Gabriela Koukalova et Eva Puskarčíková,  photo: ČTK
« Nous discutons de tout cela entre sportifs, nous cherchons quels sont les droits et compétences. Il faut que nous soyons bien préparés de façon à pouvoir faire valoir nos exigences et à pouvoir réclamer ce que les dirigeants sont en mesure de satisfaire. Il y a certains points dont nous demandons à qu’ils soient réglés très rapidement, et d’autres à l’avenir. La situation est critique et je pense que l’IBU fait preuve d’un trop grand laxisme. »

Michal Šlesingr et les autres biathlètes tchèques sont soutenus dans leur démarche par leur fédération nationale, qui, que ce soit en République tchèque ou à l’étranger, jouit d’une excellente réputation. Et ils sont même soutenus très concrètement selon le président de la Fédération tchèque de biathlon, Jiří Hamza :

Jiří Hamza,  photo: ČT Sport
« Nous avons adressé une deuxième lettre ouverte à l’IBU depuis la publication du rapport McLaren (rapport d'enquête sur le trucage des tests antidopage lors des JO d'hiver de 2014 à Sotchi) qui fait état de trente-et-un biathlètes russes. Pour résumer, il nous semble que l’IBU ne prend pas les mesures adaptées à la gravité de la situation. Pour l’instant, les noms des coupables n’ont pas encore été communiqués et aucune sanction n’a été prise à l’encontre de la Russie. Or, nous pensons qu’une chose comme un système de dopage organisé par un Etat ne devrait plus exister aujourd’hui. »

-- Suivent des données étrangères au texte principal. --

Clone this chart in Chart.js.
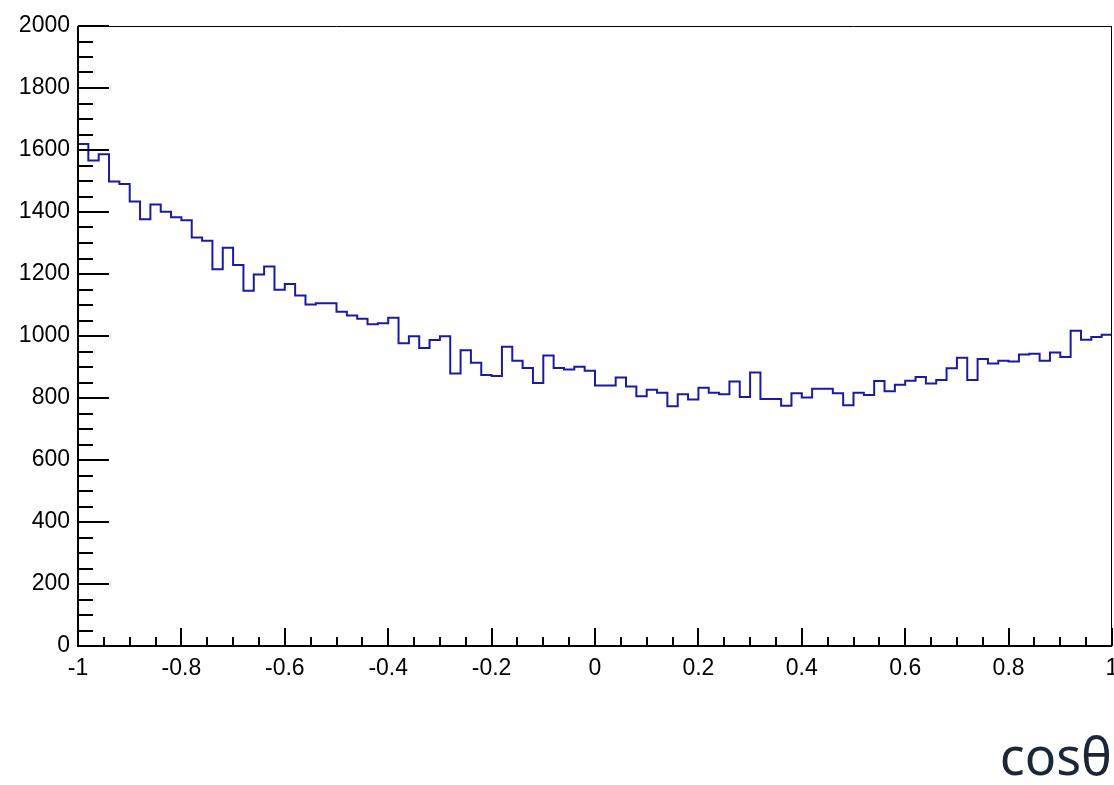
<!DOCTYPE html>
<html>
<head>
<meta charset="utf-8">
<script src="https://cdn.jsdelivr.net/npm/chart.js@4/dist/chart.umd.min.js"></script>
<style>
  html, body { margin: 0; padding: 0; background: #ffffff; }
  canvas { display: block; }
</style>
</head>
<body>
<canvas id="histo" width="1114" height="785"></canvas>
<script>
// histogram range and bin contents (100 bins)
const X_MIN = -1;
const X_MAX = 1;
const counts = [
  1619, 1566, 1586, 1498, 1490, 1434, 1377, 1424, 1401, 1383,
  1373, 1318, 1307, 1215, 1285, 1229, 1146, 1198, 1224, 1149,
  1168, 1131, 1102, 1106, 1106, 1078, 1066, 1056, 1038, 1041,
  1059, 977, 999, 961, 987, 999, 879, 954, 914, 874,
  871, 965, 920, 897, 848, 937, 897, 892, 901, 888,
  840, 840, 866, 837, 806, 827, 817, 773, 812, 795,
  833, 817, 812, 853, 803, 882, 797, 797, 775, 815,
  802, 830, 830, 815, 777, 817, 810, 855, 822, 843,
  856, 868, 847, 858, 896, 930, 858, 926, 911, 920,
  918, 940, 943, 920, 947, 932, 1017, 988, 997, 1004
];
const xTickLabels = ['-1', '-0.8', '-0.6', '-0.4', '-0.2', '0', '0.2', '0.4', '0.6', '0.8', '1'];
const yTickLabels = ['0', '200', '400', '600', '800', '1000', '1200', '1400', '1600', '1800', '2000'];
const axisTitle = 'cosθ';

const LINE_COLOR = '#1a1aa6';

// left edge of every bin, plus a closing point at the right end
const binWidth = (X_MAX - X_MIN) / counts.length;
const points = counts.map((v, i) => ({ x: X_MIN + i * binWidth, y: v }));
points.push({ x: X_MAX, y: counts[counts.length - 1] });

// ROOT-like frame with ticks drawn on the inside
const frameTicks = {
  id: 'frameTicks',
  afterDatasetsDraw(chart) {
    const { ctx, chartArea: a, scales } = chart;
    const xs = scales.x, ys = scales.y;
    ctx.save();
    ctx.strokeStyle = '#000000';

    ctx.lineWidth = 1;
    ctx.beginPath();
    ctx.moveTo(a.left, a.top + 0.5);
    ctx.lineTo(a.right, a.top + 0.5);
    ctx.moveTo(a.right - 0.5, a.top);
    ctx.lineTo(a.right - 0.5, a.bottom);
    ctx.stroke();

    ctx.lineWidth = 2;
    ctx.beginPath();
    ctx.moveTo(a.left, a.top);
    ctx.lineTo(a.left, a.bottom);
    ctx.lineTo(a.right, a.bottom);
    ctx.stroke();

    ctx.beginPath();
    for (let v = 0; v <= 2000; v += 50) {
      const y = Math.round(ys.getPixelForValue(v));
      const len = v % 200 === 0 ? 31 : 15;
      ctx.moveTo(a.left, y);
      ctx.lineTo(a.left + len, y);
    }
    for (let k = 0; k <= 40; k++) {
      const x = Math.round(xs.getPixelForValue(X_MIN + k * 0.05));
      const len = k % 4 === 0 ? 18 : 9;
      ctx.moveTo(x, a.bottom);
      ctx.lineTo(x, a.bottom - len);
    }
    ctx.stroke();
    ctx.restore();
  }
};

new Chart(document.getElementById('histo'), {
  type: 'line',
  data: {
    datasets: [{
      data: points,
      stepped: true,
      borderColor: LINE_COLOR,
      borderWidth: 2,
      pointRadius: 0,
      fill: false
    }]
  },
  options: {
    responsive: false,
    animation: false,
    layout: { padding: { top: 26, right: 2, left: 0, bottom: 0 } },
    plugins: {
      legend: { display: false },
      tooltip: { enabled: false }
    },
    scales: {
      x: {
        type: 'linear',
        min: X_MIN,
        max: X_MAX,
        grid: { display: false, drawTicks: false },
        border: { display: false },
        ticks: {
          stepSize: 0.2,
          padding: 9,
          maxRotation: 0,
          color: '#000000',
          font: { family: 'Liberation Sans', size: 23 },
          callback: (v, i) => xTickLabels[i]
        },
        title: {
          display: true,
          text: axisTitle,
          align: 'end',
          color: '#1b2636',
          font: { family: 'Noto Sans', size: 52 },
          padding: { top: 0, bottom: -6 }
        },
        afterFit: (s) => {
          s.height = 139;
          // let the last label run off the edge like the original
          s.paddingLeft = 0;
          s.paddingRight = 0;
        }
      },
      y: {
        min: 0,
        max: 2000,
        grid: { display: false, drawTicks: false },
        border: { display: false },
        ticks: {
          stepSize: 200,
          padding: 8,
          color: '#000000',
          font: { family: 'Liberation Sans', size: 23 },
          callback: (v, i) => yTickLabels[i]
        },
        afterFit: (s) => { s.width = 78; }
      }
    }
  },
  plugins: [frameTicks]
});
</script>
</body>
</html>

La République tchèque, comme une bonne soixantaine de biathlètes de différents pays, exige donc des mesures rapides, concrètes et très sévères ; des mesures qui, toujours selon Jiří Hamza, doivent être le résultat d’une discussion instructive entre toutes les parties intéressées :

Biathlon à Oberhof,  photo: ČTK
« Bien sûr, nous ne pouvons rien entreprendre sans l’agrément des premiers concernés, qui sont les sportifs. Mais notre position est très claire. La question est de savoir quelle sera celle du reste du monde du biathlon. Nous avons discuté de la chose avec des pays comme la Norvège ou la France. Je pense pouvoir affirmer que la volonté de l’immense majorité est d’avoir un sport propre avec une tolérance zéro pour le dopage. Mais il faut être réaliste et aussi tenir compte du fait qu’il y a beaucoup de fédérations des pays de l’Europe de l’Est ou post-russes qui sont influentes au sein de l'IBU. C'est pourquoi il faut continuer de discuter de façon à trouver une solution qui puisse satisfaire le plus grand monde plutôt que de faire comme si rien ne s’était passé. Ce serait là la pire des solutions. »

Une hypocrisie vivement critiquée aussi par Martin Fourcade, mais qui n’est pas propre non plus seulement au biathlon.